#### Materials provided:
=====
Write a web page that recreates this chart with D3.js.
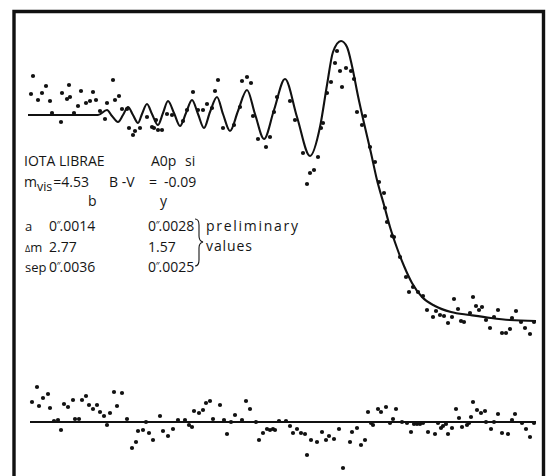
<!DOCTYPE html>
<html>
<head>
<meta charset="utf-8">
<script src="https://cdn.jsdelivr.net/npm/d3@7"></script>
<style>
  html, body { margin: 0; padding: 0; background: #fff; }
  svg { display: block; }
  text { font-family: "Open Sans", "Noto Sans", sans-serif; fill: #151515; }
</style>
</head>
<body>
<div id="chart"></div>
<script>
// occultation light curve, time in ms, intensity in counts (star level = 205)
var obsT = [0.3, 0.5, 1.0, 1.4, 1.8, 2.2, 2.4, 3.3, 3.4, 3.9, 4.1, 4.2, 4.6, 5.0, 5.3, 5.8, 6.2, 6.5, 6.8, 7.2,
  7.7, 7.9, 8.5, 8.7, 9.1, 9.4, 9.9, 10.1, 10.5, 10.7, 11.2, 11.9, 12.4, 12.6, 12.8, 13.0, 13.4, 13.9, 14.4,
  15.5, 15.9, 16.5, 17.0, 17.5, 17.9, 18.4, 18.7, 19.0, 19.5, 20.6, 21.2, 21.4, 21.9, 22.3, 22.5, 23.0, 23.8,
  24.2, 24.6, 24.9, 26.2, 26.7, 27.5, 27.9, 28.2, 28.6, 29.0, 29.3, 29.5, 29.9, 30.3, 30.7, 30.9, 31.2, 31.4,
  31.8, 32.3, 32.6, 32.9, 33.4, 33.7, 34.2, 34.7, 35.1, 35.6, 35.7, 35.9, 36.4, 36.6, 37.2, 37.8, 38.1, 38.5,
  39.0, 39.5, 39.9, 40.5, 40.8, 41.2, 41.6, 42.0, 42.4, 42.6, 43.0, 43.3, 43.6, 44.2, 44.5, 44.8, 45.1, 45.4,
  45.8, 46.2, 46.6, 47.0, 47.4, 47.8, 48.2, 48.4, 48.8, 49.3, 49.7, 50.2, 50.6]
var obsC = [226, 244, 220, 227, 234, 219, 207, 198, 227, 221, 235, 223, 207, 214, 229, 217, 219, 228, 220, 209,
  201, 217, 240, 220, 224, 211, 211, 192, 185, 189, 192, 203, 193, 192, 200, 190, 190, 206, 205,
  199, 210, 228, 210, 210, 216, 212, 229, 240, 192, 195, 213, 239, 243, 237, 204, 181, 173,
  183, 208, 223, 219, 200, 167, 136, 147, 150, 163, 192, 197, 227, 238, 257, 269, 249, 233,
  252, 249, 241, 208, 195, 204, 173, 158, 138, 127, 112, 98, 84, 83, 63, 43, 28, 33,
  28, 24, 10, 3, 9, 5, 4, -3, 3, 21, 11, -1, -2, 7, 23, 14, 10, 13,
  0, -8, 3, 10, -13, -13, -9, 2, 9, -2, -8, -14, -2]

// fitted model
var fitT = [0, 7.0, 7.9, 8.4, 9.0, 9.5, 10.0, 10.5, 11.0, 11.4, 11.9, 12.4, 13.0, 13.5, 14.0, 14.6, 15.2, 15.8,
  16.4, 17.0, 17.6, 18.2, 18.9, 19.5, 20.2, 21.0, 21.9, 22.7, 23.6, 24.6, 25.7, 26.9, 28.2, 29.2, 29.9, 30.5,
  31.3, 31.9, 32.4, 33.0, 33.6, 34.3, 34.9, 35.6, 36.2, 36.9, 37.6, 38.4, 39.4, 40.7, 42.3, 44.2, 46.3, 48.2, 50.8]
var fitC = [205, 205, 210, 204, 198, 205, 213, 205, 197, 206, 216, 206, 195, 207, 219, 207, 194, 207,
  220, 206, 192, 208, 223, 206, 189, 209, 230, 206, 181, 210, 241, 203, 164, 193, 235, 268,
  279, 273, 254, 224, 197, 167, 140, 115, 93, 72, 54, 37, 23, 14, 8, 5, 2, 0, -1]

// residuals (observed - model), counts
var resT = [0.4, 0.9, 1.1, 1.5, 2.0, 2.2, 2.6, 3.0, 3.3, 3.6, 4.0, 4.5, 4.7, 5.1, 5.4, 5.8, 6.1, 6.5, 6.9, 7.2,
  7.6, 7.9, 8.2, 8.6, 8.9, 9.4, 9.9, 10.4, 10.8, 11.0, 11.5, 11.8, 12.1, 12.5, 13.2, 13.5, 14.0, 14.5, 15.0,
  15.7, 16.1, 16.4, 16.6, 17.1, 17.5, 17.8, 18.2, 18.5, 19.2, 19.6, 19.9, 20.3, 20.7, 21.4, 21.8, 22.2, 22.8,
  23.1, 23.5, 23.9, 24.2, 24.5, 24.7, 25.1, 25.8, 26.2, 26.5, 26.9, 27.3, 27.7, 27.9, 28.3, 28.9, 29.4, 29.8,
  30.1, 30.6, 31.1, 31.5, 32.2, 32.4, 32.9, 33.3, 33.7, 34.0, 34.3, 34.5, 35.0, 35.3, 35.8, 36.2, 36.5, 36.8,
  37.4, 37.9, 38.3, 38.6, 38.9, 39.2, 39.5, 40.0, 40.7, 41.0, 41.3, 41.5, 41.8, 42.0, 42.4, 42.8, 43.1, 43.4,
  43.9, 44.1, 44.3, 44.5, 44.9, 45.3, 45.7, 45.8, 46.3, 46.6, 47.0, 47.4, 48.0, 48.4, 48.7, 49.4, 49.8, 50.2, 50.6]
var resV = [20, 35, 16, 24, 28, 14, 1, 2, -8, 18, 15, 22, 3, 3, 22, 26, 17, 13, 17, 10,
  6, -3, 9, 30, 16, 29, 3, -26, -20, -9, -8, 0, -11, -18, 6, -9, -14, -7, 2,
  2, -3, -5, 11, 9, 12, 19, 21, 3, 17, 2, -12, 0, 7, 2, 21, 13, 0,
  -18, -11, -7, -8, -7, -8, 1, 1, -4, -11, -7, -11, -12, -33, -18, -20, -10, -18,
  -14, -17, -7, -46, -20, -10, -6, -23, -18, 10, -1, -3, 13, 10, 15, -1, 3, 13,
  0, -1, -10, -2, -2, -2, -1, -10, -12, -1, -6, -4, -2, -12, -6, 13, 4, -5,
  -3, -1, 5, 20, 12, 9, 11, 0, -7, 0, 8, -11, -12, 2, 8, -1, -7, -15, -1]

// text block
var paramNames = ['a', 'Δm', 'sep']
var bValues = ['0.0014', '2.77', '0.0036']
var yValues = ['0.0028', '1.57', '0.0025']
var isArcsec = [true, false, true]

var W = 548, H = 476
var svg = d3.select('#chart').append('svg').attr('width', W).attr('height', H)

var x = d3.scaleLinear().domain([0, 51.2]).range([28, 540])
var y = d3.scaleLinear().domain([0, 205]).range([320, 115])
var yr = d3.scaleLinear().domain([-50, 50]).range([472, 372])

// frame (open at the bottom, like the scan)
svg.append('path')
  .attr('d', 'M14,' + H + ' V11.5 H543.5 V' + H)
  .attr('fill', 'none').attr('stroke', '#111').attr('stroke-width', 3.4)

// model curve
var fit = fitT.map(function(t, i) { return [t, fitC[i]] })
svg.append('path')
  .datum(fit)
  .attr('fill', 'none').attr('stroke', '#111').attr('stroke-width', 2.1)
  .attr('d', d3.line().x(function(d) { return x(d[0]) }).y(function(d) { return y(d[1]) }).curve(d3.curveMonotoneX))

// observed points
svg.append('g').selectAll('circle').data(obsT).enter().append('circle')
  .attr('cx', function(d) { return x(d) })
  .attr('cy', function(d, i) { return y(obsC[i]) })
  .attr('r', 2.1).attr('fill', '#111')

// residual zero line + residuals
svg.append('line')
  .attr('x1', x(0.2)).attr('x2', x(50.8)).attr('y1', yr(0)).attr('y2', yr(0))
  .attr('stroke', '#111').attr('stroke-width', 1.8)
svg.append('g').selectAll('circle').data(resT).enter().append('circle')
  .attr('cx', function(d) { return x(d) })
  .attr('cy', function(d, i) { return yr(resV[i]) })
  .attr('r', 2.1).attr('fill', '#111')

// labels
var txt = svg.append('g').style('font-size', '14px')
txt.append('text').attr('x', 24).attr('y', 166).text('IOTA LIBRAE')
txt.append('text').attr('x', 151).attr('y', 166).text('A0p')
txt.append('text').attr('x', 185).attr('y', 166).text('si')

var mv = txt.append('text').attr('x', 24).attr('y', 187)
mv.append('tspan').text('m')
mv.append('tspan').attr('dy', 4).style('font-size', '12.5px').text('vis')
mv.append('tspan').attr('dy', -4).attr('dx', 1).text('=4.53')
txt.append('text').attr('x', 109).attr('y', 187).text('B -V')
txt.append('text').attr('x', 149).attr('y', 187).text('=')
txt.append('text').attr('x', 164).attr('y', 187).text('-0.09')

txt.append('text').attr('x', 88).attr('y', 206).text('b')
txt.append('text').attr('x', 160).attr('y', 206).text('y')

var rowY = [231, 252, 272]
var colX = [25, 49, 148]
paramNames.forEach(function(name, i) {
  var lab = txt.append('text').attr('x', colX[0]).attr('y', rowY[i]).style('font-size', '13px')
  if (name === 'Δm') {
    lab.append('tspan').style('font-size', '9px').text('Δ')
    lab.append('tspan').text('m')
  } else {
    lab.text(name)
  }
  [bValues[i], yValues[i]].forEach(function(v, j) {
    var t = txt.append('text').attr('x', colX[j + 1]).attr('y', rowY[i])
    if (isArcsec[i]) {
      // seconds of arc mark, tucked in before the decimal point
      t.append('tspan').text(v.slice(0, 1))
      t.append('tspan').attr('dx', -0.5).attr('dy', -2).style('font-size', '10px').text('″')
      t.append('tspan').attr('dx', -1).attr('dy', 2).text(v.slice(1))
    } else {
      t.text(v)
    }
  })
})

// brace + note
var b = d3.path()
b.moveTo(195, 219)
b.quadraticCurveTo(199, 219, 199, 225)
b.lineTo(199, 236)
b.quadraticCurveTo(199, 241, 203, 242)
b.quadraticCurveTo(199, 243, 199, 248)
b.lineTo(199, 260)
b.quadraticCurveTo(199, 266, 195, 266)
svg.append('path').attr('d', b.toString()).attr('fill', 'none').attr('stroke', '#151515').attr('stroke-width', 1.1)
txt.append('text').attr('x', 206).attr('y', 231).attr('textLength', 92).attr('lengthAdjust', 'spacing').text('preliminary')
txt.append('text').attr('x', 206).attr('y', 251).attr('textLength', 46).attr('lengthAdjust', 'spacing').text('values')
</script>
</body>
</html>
=====
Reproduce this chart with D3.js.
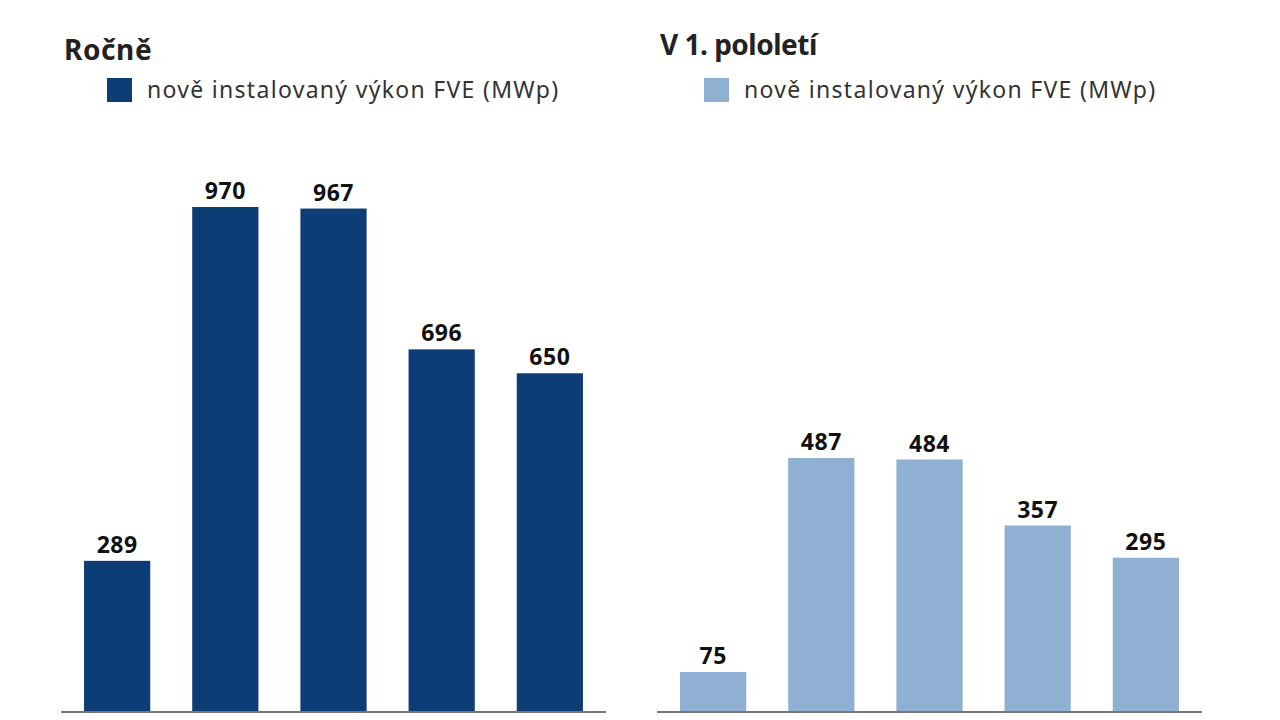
=====
#### The problem:
Only the lines from the one containing "Write a web" down to the one containing "-2, -8, -14, -2]" should be copied, exactly and with both ends kept. Drop the pictures.

#### Exercise output:
Write a web page that recreates this chart with D3.js.
<!DOCTYPE html>
<html>
<head>
<meta charset="utf-8">
<script src="https://cdn.jsdelivr.net/npm/d3@7"></script>
<style>
  html, body { margin: 0; padding: 0; background: #fff; }
  svg { display: block; }
  text { font-family: "Open Sans", "Noto Sans", sans-serif; fill: #151515; }
</style>
</head>
<body>
<div id="chart"></div>
<script>
// occultation light curve, time in ms, intensity in counts (star level = 205)
var obsT = [0.3, 0.5, 1.0, 1.4, 1.8, 2.2, 2.4, 3.3, 3.4, 3.9, 4.1, 4.2, 4.6, 5.0, 5.3, 5.8, 6.2, 6.5, 6.8, 7.2,
  7.7, 7.9, 8.5, 8.7, 9.1, 9.4, 9.9, 10.1, 10.5, 10.7, 11.2, 11.9, 12.4, 12.6, 12.8, 13.0, 13.4, 13.9, 14.4,
  15.5, 15.9, 16.5, 17.0, 17.5, 17.9, 18.4, 18.7, 19.0, 19.5, 20.6, 21.2, 21.4, 21.9, 22.3, 22.5, 23.0, 23.8,
  24.2, 24.6, 24.9, 26.2, 26.7, 27.5, 27.9, 28.2, 28.6, 29.0, 29.3, 29.5, 29.9, 30.3, 30.7, 30.9, 31.2, 31.4,
  31.8, 32.3, 32.6, 32.9, 33.4, 33.7, 34.2, 34.7, 35.1, 35.6, 35.7, 35.9, 36.4, 36.6, 37.2, 37.8, 38.1, 38.5,
  39.0, 39.5, 39.9, 40.5, 40.8, 41.2, 41.6, 42.0, 42.4, 42.6, 43.0, 43.3, 43.6, 44.2, 44.5, 44.8, 45.1, 45.4,
  45.8, 46.2, 46.6, 47.0, 47.4, 47.8, 48.2, 48.4, 48.8, 49.3, 49.7, 50.2, 50.6]
var obsC = [226, 244, 220, 227, 234, 219, 207, 198, 227, 221, 235, 223, 207, 214, 229, 217, 219, 228, 220, 209,
  201, 217, 240, 220, 224, 211, 211, 192, 185, 189, 192, 203, 193, 192, 200, 190, 190, 206, 205,
  199, 210, 228, 210, 210, 216, 212, 229, 240, 192, 195, 213, 239, 243, 237, 204, 181, 173,
  183, 208, 223, 219, 200, 167, 136, 147, 150, 163, 192, 197, 227, 238, 257, 269, 249, 233,
  252, 249, 241, 208, 195, 204, 173, 158, 138, 127, 112, 98, 84, 83, 63, 43, 28, 33,
  28, 24, 10, 3, 9, 5, 4, -3, 3, 21, 11, -1, -2, 7, 23, 14, 10, 13,
  0, -8, 3, 10, -13, -13, -9, 2, 9, -2, -8, -14, -2]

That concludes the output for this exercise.